** start Provided data **
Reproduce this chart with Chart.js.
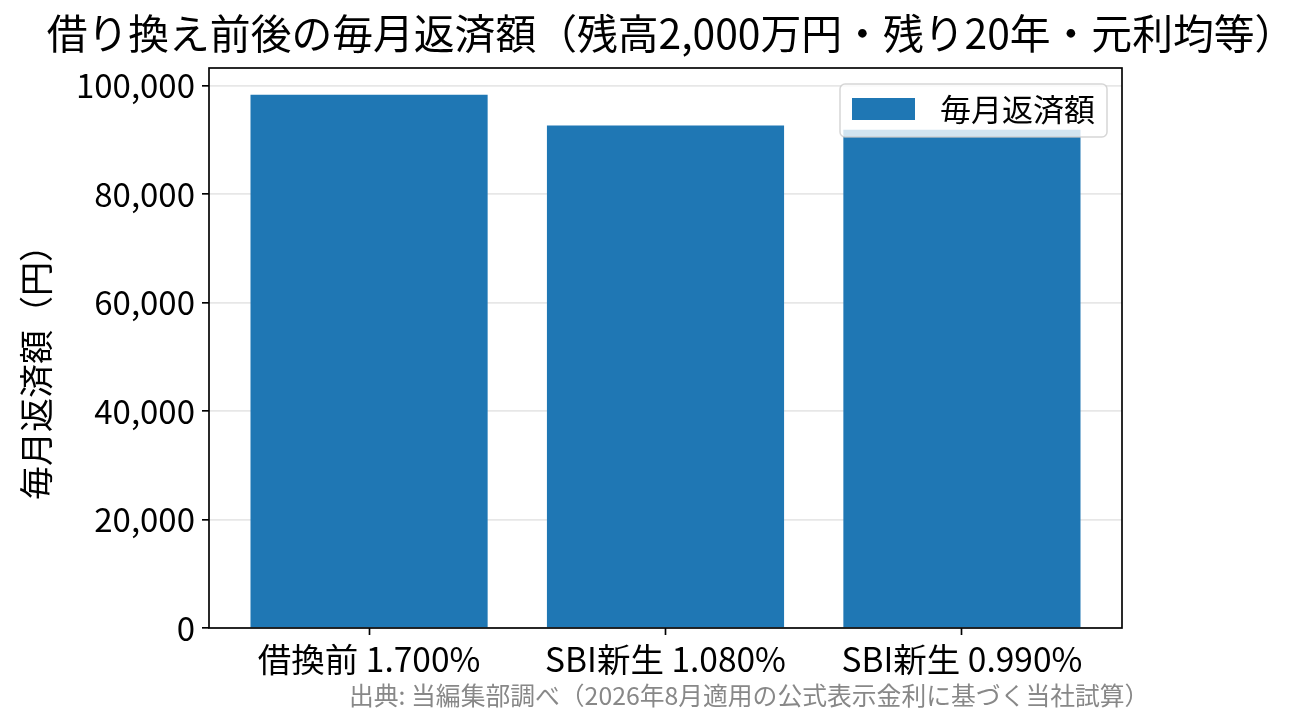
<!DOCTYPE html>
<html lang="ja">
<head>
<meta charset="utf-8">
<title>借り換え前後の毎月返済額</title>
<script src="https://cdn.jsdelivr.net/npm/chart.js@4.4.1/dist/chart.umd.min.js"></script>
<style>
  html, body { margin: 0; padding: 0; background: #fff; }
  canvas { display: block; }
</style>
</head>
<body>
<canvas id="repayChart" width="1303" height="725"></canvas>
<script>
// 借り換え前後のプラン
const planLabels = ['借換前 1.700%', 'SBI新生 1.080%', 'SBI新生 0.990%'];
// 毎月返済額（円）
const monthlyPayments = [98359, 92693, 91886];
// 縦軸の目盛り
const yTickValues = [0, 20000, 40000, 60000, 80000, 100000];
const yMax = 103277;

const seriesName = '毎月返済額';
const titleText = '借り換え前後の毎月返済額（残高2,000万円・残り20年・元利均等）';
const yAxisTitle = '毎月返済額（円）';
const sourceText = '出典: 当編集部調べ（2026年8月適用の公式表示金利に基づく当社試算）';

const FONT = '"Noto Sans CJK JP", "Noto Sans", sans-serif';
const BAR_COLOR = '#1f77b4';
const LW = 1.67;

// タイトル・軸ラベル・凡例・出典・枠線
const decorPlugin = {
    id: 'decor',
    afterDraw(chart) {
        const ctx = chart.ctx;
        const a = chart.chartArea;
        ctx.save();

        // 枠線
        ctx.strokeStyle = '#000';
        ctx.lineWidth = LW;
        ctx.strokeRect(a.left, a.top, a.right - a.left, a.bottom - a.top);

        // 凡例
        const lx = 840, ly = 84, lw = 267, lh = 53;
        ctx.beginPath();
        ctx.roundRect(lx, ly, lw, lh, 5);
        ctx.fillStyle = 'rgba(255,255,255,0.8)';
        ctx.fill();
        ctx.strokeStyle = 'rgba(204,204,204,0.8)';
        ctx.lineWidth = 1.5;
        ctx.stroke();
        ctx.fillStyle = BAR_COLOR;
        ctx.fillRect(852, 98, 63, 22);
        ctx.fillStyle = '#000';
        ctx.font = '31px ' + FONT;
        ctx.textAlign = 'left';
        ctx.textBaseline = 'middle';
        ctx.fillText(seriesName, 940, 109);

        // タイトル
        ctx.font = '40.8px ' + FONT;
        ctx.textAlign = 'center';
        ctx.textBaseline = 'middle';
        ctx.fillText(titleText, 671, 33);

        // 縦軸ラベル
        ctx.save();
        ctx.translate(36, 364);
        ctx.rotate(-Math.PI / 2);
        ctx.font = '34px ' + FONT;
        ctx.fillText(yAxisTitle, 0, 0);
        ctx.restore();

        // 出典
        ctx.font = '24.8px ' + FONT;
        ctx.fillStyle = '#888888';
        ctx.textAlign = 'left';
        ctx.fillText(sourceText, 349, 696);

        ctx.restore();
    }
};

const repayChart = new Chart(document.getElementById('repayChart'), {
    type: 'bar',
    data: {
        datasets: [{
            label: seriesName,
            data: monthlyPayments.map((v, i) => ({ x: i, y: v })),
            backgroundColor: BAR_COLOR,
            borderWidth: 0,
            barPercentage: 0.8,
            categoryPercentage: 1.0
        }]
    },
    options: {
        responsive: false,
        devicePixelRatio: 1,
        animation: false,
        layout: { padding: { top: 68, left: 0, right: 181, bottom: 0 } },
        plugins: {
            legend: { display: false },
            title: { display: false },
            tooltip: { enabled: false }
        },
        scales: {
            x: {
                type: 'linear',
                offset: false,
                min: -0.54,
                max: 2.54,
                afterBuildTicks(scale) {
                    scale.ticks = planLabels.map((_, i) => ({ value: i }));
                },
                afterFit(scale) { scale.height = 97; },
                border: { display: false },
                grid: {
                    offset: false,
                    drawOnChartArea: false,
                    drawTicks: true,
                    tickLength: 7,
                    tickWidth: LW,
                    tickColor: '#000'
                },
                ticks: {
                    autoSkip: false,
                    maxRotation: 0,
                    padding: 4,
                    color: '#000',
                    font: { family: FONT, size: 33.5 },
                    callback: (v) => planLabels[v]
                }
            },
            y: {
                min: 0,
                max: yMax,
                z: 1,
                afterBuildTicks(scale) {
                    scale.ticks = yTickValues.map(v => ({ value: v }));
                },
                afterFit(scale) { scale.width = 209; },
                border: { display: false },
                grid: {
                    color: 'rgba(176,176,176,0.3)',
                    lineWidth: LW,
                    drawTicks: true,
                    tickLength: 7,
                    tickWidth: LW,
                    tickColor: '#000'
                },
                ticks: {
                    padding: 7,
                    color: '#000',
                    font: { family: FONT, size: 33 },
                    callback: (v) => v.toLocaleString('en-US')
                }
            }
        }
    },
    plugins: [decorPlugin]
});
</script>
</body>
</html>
** end Provided data **
Without including any pictures, print all of the material exactly as given.

Reproduce this chart with Chart.js.
<!DOCTYPE html>
<html lang="ja">
<head>
<meta charset="utf-8">
<title>借り換え前後の毎月返済額</title>
<script src="https://cdn.jsdelivr.net/npm/chart.js@4.4.1/dist/chart.umd.min.js"></script>
<style>
  html, body { margin: 0; padding: 0; background: #fff; }
  canvas { display: block; }
</style>
</head>
<body>
<canvas id="repayChart" width="1303" height="725"></canvas>
<script>
// 借り換え前後のプラン
const planLabels = ['借換前 1.700%', 'SBI新生 1.080%', 'SBI新生 0.990%'];
// 毎月返済額（円）
const monthlyPayments = [98359, 92693, 91886];
// 縦軸の目盛り
const yTickValues = [0, 20000, 40000, 60000, 80000, 100000];
const yMax = 103277;

const seriesName = '毎月返済額';
const titleText = '借り換え前後の毎月返済額（残高2,000万円・残り20年・元利均等）';
const yAxisTitle = '毎月返済額（円）';
const sourceText = '出典: 当編集部調べ（2026年8月適用の公式表示金利に基づく当社試算）';

const FONT = '"Noto Sans CJK JP", "Noto Sans", sans-serif';
const BAR_COLOR = '#1f77b4';
const LW = 1.67;

// タイトル・軸ラベル・凡例・出典・枠線
const decorPlugin = {
    id: 'decor',
    afterDraw(chart) {
        const ctx = chart.ctx;
        const a = chart.chartArea;
        ctx.save();

        // 枠線
        ctx.strokeStyle = '#000';
        ctx.lineWidth = LW;
        ctx.strokeRect(a.left, a.top, a.right - a.left, a.bottom - a.top);

        // 凡例
        const lx = 840, ly = 84, lw = 267, lh = 53;
        ctx.beginPath();
        ctx.roundRect(lx, ly, lw, lh, 5);
        ctx.fillStyle = 'rgba(255,255,255,0.8)';
        ctx.fill();
        ctx.strokeStyle = 'rgba(204,204,204,0.8)';
        ctx.lineWidth = 1.5;
        ctx.stroke();
        ctx.fillStyle = BAR_COLOR;
        ctx.fillRect(852, 98, 63, 22);
        ctx.fillStyle = '#000';
        ctx.font = '31px ' + FONT;
        ctx.textAlign = 'left';
        ctx.textBaseline = 'middle';
        ctx.fillText(seriesName, 940, 109);

        // タイトル
        ctx.font = '40.8px ' + FONT;
        ctx.textAlign = 'center';
        ctx.textBaseline = 'middle';
        ctx.fillText(titleText, 671, 33);

        // 縦軸ラベル
        ctx.save();
        ctx.translate(36, 364);
        ctx.rotate(-Math.PI / 2);
        ctx.font = '34px ' + FONT;
        ctx.fillText(yAxisTitle, 0, 0);
        ctx.restore();

        // 出典
        ctx.font = '24.8px ' + FONT;
        ctx.fillStyle = '#888888';
        ctx.textAlign = 'left';
        ctx.fillText(sourceText, 349, 696);

        ctx.restore();
    }
};

const repayChart = new Chart(document.getElementById('repayChart'), {
    type: 'bar',
    data: {
        datasets: [{
            label: seriesName,
            data: monthlyPayments.map((v, i) => ({ x: i, y: v })),
            backgroundColor: BAR_COLOR,
            borderWidth: 0,
            barPercentage: 0.8,
            categoryPercentage: 1.0
        }]
    },
    options: {
        responsive: false,
        devicePixelRatio: 1,
        animation: false,
        layout: { padding: { top: 68, left: 0, right: 181, bottom: 0 } },
        plugins: {
            legend: { display: false },
            title: { display: false },
            tooltip: { enabled: false }
        },
        scales: {
            x: {
                type: 'linear',
                offset: false,
                min: -0.54,
                max: 2.54,
                afterBuildTicks(scale) {
                    scale.ticks = planLabels.map((_, i) => ({ value: i }));
                },
                afterFit(scale) { scale.height = 97; },
                border: { display: false },
                grid: {
                    offset: false,
                    drawOnChartArea: false,
                    drawTicks: true,
                    tickLength: 7,
                    tickWidth: LW,
                    tickColor: '#000'
                },
                ticks: {
                    autoSkip: false,
                    maxRotation: 0,
                    padding: 4,
                    color: '#000',
                    font: { family: FONT, size: 33.5 },
                    callback: (v) => planLabels[v]
                }
            },
            y: {
                min: 0,
                max: yMax,
                z: 1,
                afterBuildTicks(scale) {
                    scale.ticks = yTickValues.map(v => ({ value: v }));
                },
                afterFit(scale) { scale.width = 209; },
                border: { display: false },
                grid: {
                    color: 'rgba(176,176,176,0.3)',
                    lineWidth: LW,
                    drawTicks: true,
                    tickLength: 7,
                    tickWidth: LW,
                    tickColor: '#000'
                },
                ticks: {
                    padding: 7,
                    color: '#000',
                    font: { family: FONT, size: 33 },
                    callback: (v) => v.toLocaleString('en-US')
                }
            }
        }
    },
    plugins: [decorPlugin]
});
</script>
</body>
</html>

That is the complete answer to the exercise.